Marie-Abdon Santaner, François d'Assise et de Jésus

Éditions Desclée de Brouwer, Paris, 1984, 270 pages.

Germaine Quéméré

Bibliographical reference

Marie-Abdon Santaner, François d'Assise et de Jésus, Éditions Desclée de Brouwer, Paris, 1984, 270 pages.

References

Electronic reference

Germaine Quéméré, « Marie-Abdon Santaner, François d'Assise et de Jésus », Revue Quart Monde [Online], 128 | 1988/3, Online since 01 March 1989, connection on 29 March 2024. URL : https://www.revue-quartmonde.org/8823

Dans la profusion des livres parus sur François d'Assise, celui du Père Santaner offre des raisons d'accrocher l'attention de tous ceux qui, sous une forme ou sous une autre, travaillent « en terre d'exclusion ». L'originalité du livre tient, en effet, à ce que l'auteur est « habité » par la réalité de l'exclusion : dans la vie de saint François, dans la vie du Christ, dans la vie de tout homme.

Dans la première partie, le père Santaner s'emploie à découvrir dans la vie de François le trait essentiel de son visage : un visage d'exclu.

Un visage d'exclu quand François refuse pour lui et les siens une quelconque appropriation des biens, et cela au moment où la commune d'Assise s'organise en s'appuyant sur l'argent et la force, et consacre le droit de tous ceux qui ont des propriétés. Le choix de ne rien posséder en propre fait de François et de ses frères des hors-statuts. Mais des hors-statuts par le choix qu'ils ont fait. Ce choix leur a valu une situation d'exclusion mais on ne peut pas dire qu'ils aient choisi d'être exclus.
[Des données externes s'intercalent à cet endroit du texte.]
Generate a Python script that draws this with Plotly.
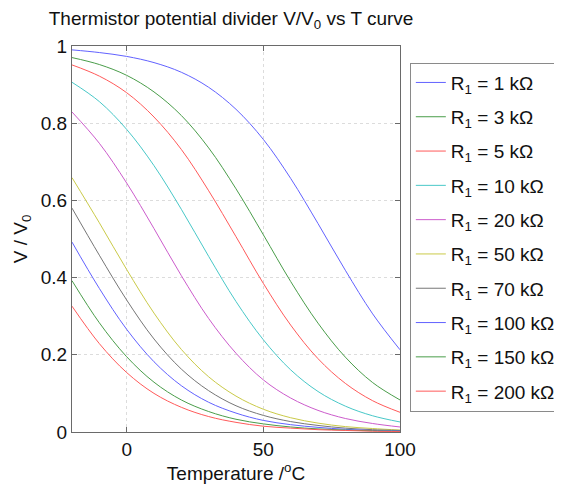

Un visage d'exclu quand François « sortant d'Assise » rejoint les lépreux, refusant d'imposer des limites ou des frontières à sa rencontre avec autrui.

Visage d'exclu quand François et les siens refusent de faire du mouvement franciscain un allié des projets pontificaux pour assurer le bon fonctionnement de l'Eglise. Les chemins sur lesquels François entraîne ses frères sont ceux de la foi, de l'ouverture à tous, du brigand au sultan, non ceux du droit.

Visage d'exclu quand le frère Élie veut avec d'autres structurer la fraternité avec plus de rigueur et qu'un statut lui est donné par l'approbation d'un texte, d'une règle. François qui n'avait voulu ni droit ni statut, se trouve marginalisé au milieu des siens. Épreuve très dure qui n'est pas l'exclusion choisie. François est exclu par ceux-là mêmes qu'il a enfantés à la vie évangélique. Son chemin tient à sa fidélité au crucifié, Jésus, qui dans sa démarche d'exode a été conduit « hors des portes ».

L'expérience de l'exclusion fait partie de l'expérience concrète de tous les hommes. C'est ainsi que le père Santaner élargit son propos en montrant que dès le détachement du sein maternel et jusqu'à la mort, l'homme y est confronté. De même tout groupe humain exclut celui qui le met en péril. Acceptée comme un passage vers plus de vie, l'exclusion peut faire progresser vers plus de vérité sur soi. Mais elle est un fait négatif et devient odieuse quand elle interdit à ceux qui la subissent de disposer de biens essentiels à la vie.

Alors les hommes en appellent au droit. Pour protéger la vie, le droit met en œuvre la puissance de la loi. Mais c'est le signe que l'on a cessé de vivre en homme et qu'il faut que les Droits de l'Homme soient de nouveau énoncés.